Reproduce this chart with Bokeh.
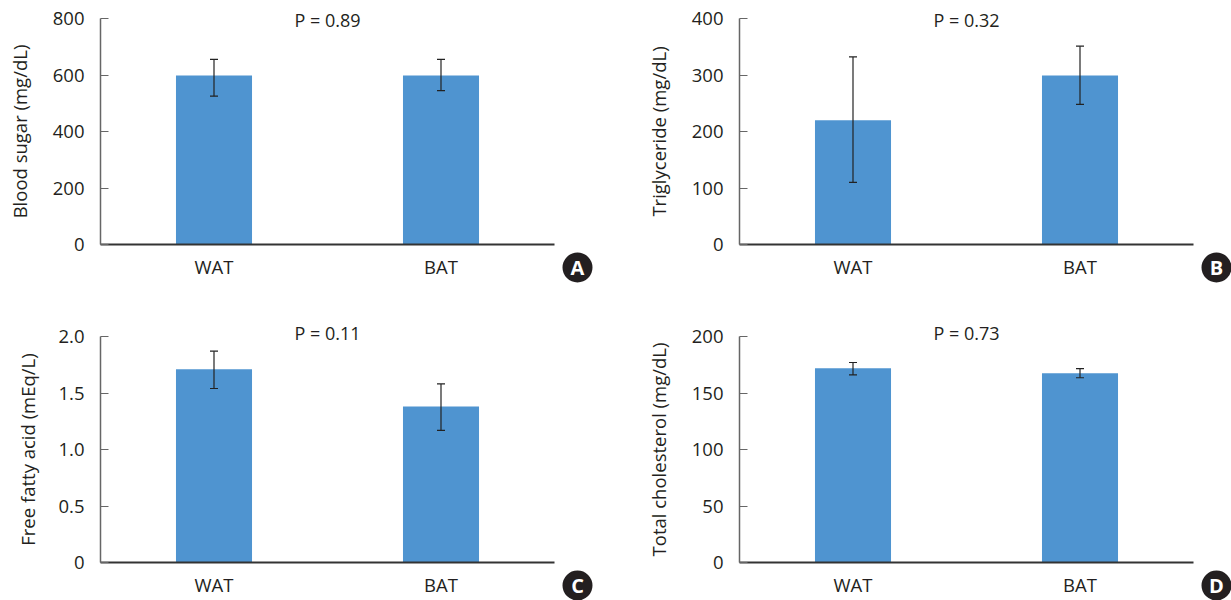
from bokeh.plotting import figure
from bokeh.layouts import gridplot
from bokeh.models import Label, BoxAnnotation, FixedTicker, Range1d, Whisker, ColumnDataSource
from bokeh.embed import file_html
from bokeh.resources import INLINE

categories = ["WAT", "BAT"]

a_title = "Blood sugar (mg/dL)"
a_values = [598, 598]
a_upper = [655, 655]
a_lower = [525, 545]
a_ticks = [0, 200, 400, 600, 800]
a_p = "P = 0.89"

b_title = "Triglyceride (mg/dL)"
b_values = [220, 299]
b_upper = [332, 351]
b_lower = [110, 248]
b_ticks = [0, 100, 200, 300, 400]
b_p = "P = 0.32"

c_title = "Free fatty acid (mEq/L)"
c_values = [1.71, 1.38]
c_upper = [1.87, 1.58]
c_lower = [1.54, 1.17]
c_ticks = [0, 0.5, 1.0, 1.5, 2.0]
c_tick_labels = {0: "0", 0.5: "0.5", 1: "1.0", 1.5: "1.5", 2: "2.0"}
c_p = "P = 0.11"

d_title = "Total cholesterol (mg/dL)"
d_values = [172, 167.5]
d_upper = [177, 171.5]
d_lower = [166, 163.5]
d_ticks = [0, 50, 100, 150, 200]
d_p = "P = 0.73"

FONT = "Open Sans"
INK = "#231f20"
BLUE = "#4f94d0"
PLOT_W = 454
PLOT_H = 226
UNIT = PLOT_W / len(categories)


def panel(title, values, upper, lower, ticks, ymax, ptext, letter, w, h, left, top, p_dy,
          overrides=None, label_standoff=18):
    # the frame fills the whole cell, so that the texts and the badge round the plot are not cut
    ppy = ymax / PLOT_H
    bottom = h - top - PLOT_H
    x_range = Range1d(-left / UNIT, (w - left) / UNIT)
    y_range = Range1d(-bottom * ppy, (PLOT_H + top) * ppy)
    p = figure(width=w, height=h, x_range=x_range, y_range=y_range,
               output_backend="svg", toolbar_location=None,
               min_border_left=0, min_border_right=0, min_border_top=0, min_border_bottom=0)
    xs = [i + 0.5 for i in range(len(categories))]
    src = ColumnDataSource(dict(x=xs, top=values, upper=upper, lower=lower))
    p.vbar(x="x", top="top", width=0.335, source=src, color=BLUE, line_color=None)
    wh = Whisker(base="x", upper="upper", lower="lower", source=src, line_color="#222222",
                 line_width=1.2, level="overlay")
    for head in (wh.upper_head, wh.lower_head):
        head.size = 8
        head.line_color = "#222222"
        head.line_width = 1.2
    p.add_layout(wh)

    p.grid.visible = False
    p.outline_line_color = None

    p.yaxis.fixed_location = 0
    p.yaxis.bounds = (0, ymax)
    p.yaxis.ticker = FixedTicker(ticks=ticks)
    if overrides:
        p.yaxis.major_label_overrides = overrides
    p.yaxis.axis_label = title
    p.yaxis.axis_label_text_font = FONT
    p.yaxis.axis_label_text_font_size = "18.5px"
    p.yaxis.axis_label_text_font_style = "normal"
    p.yaxis.axis_label_text_color = INK
    p.yaxis.axis_label_standoff = label_standoff
    p.yaxis.axis_line_color = "#666666"
    p.yaxis.axis_line_width = 1.5
    p.yaxis.major_tick_line_color = "#666666"
    p.yaxis.major_tick_line_width = 1.2
    p.yaxis.major_tick_in = 8
    p.yaxis.major_tick_out = 0
    p.yaxis.minor_tick_line_color = None
    p.yaxis.major_label_standoff = 16

    p.xaxis.fixed_location = 0
    p.xaxis.bounds = (0, len(categories))
    p.xaxis.ticker = FixedTicker(ticks=xs)
    p.xaxis.major_label_overrides = {x: c for x, c in zip(xs, categories)}
    p.xaxis.axis_line_color = "#333333"
    p.xaxis.axis_line_width = 1.8
    p.xaxis.major_tick_line_color = None
    p.xaxis.minor_tick_line_color = None
    p.xaxis.major_label_standoff = 3
    for ax in (p.xaxis, p.yaxis):
        ax.major_label_text_font = FONT
        ax.major_label_text_font_size = "18.5px"
        ax.major_label_text_color = INK

    p.add_layout(Label(x=len(categories) / 2, y=ymax, text=ptext, text_font=FONT,
                       text_font_size="18px", text_color=INK, text_align="center",
                       text_baseline="middle", y_offset=p_dy, level="overlay"))
    cx, cy = len(categories) + 23 / UNIT, -23 * ppy
    rx, ry = 15 / UNIT, 15 * ppy
    p.add_layout(BoxAnnotation(left=cx - rx, right=cx + rx, bottom=cy - ry, top=cy + ry,
                               fill_color=INK, fill_alpha=1, line_color=None, border_radius=15,
                               level="overlay"))
    p.add_layout(Label(x=cx, y=cy, text=letter, text_font=FONT, text_font_size="20px",
                       text_font_style="bold", text_color="white", text_align="center",
                       text_baseline="middle", level="overlay"))
    return p


# plot areas: left col x 100-554, right col x 739-1193; rows y 18-244, 336-562
pa = panel(a_title, a_values, a_upper, a_lower, a_ticks, 800, a_p, "A", 620, 300, 100, 18, -1)
pb = panel(b_title, b_values, b_upper, b_lower, b_ticks, 400, b_p, "B", 611, 300, 119, 18, -1)
pc = panel(c_title, c_values, c_upper, c_lower, c_ticks, 2.0, c_p, "C", 620, 300, 100, 36, 4,
           overrides=c_tick_labels, label_standoff=15)
pd = panel(d_title, d_values, d_upper, d_lower, d_ticks, 200, d_p, "D", 611, 300, 119, 36, 4)

grid = gridplot([[pa, pb], [pc, pd]], toolbar_location=None)
open("out.html", "w").write(file_html(grid, INLINE))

────────────────

■ The request
Give again, word for word, every line from the top of the data above to the line holding "UNIT = PLOT_W / len(categories)", inclusive, with the pictures left out.

■ Exercise response
Reproduce this chart with Bokeh.
from bokeh.plotting import figure
from bokeh.layouts import gridplot
from bokeh.models import Label, BoxAnnotation, FixedTicker, Range1d, Whisker, ColumnDataSource
from bokeh.embed import file_html
from bokeh.resources import INLINE

categories = ["WAT", "BAT"]

a_title = "Blood sugar (mg/dL)"
a_values = [598, 598]
a_upper = [655, 655]
a_lower = [525, 545]
a_ticks = [0, 200, 400, 600, 800]
a_p = "P = 0.89"

b_title = "Triglyceride (mg/dL)"
b_values = [220, 299]
b_upper = [332, 351]
b_lower = [110, 248]
b_ticks = [0, 100, 200, 300, 400]
b_p = "P = 0.32"

c_title = "Free fatty acid (mEq/L)"
c_values = [1.71, 1.38]
c_upper = [1.87, 1.58]
c_lower = [1.54, 1.17]
c_ticks = [0, 0.5, 1.0, 1.5, 2.0]
c_tick_labels = {0: "0", 0.5: "0.5", 1: "1.0", 1.5: "1.5", 2: "2.0"}
c_p = "P = 0.11"

d_title = "Total cholesterol (mg/dL)"
d_values = [172, 167.5]
d_upper = [177, 171.5]
d_lower = [166, 163.5]
d_ticks = [0, 50, 100, 150, 200]
d_p = "P = 0.73"

FONT = "Open Sans"
INK = "#231f20"
BLUE = "#4f94d0"
PLOT_W = 454
PLOT_H = 226
UNIT = PLOT_W / len(categories)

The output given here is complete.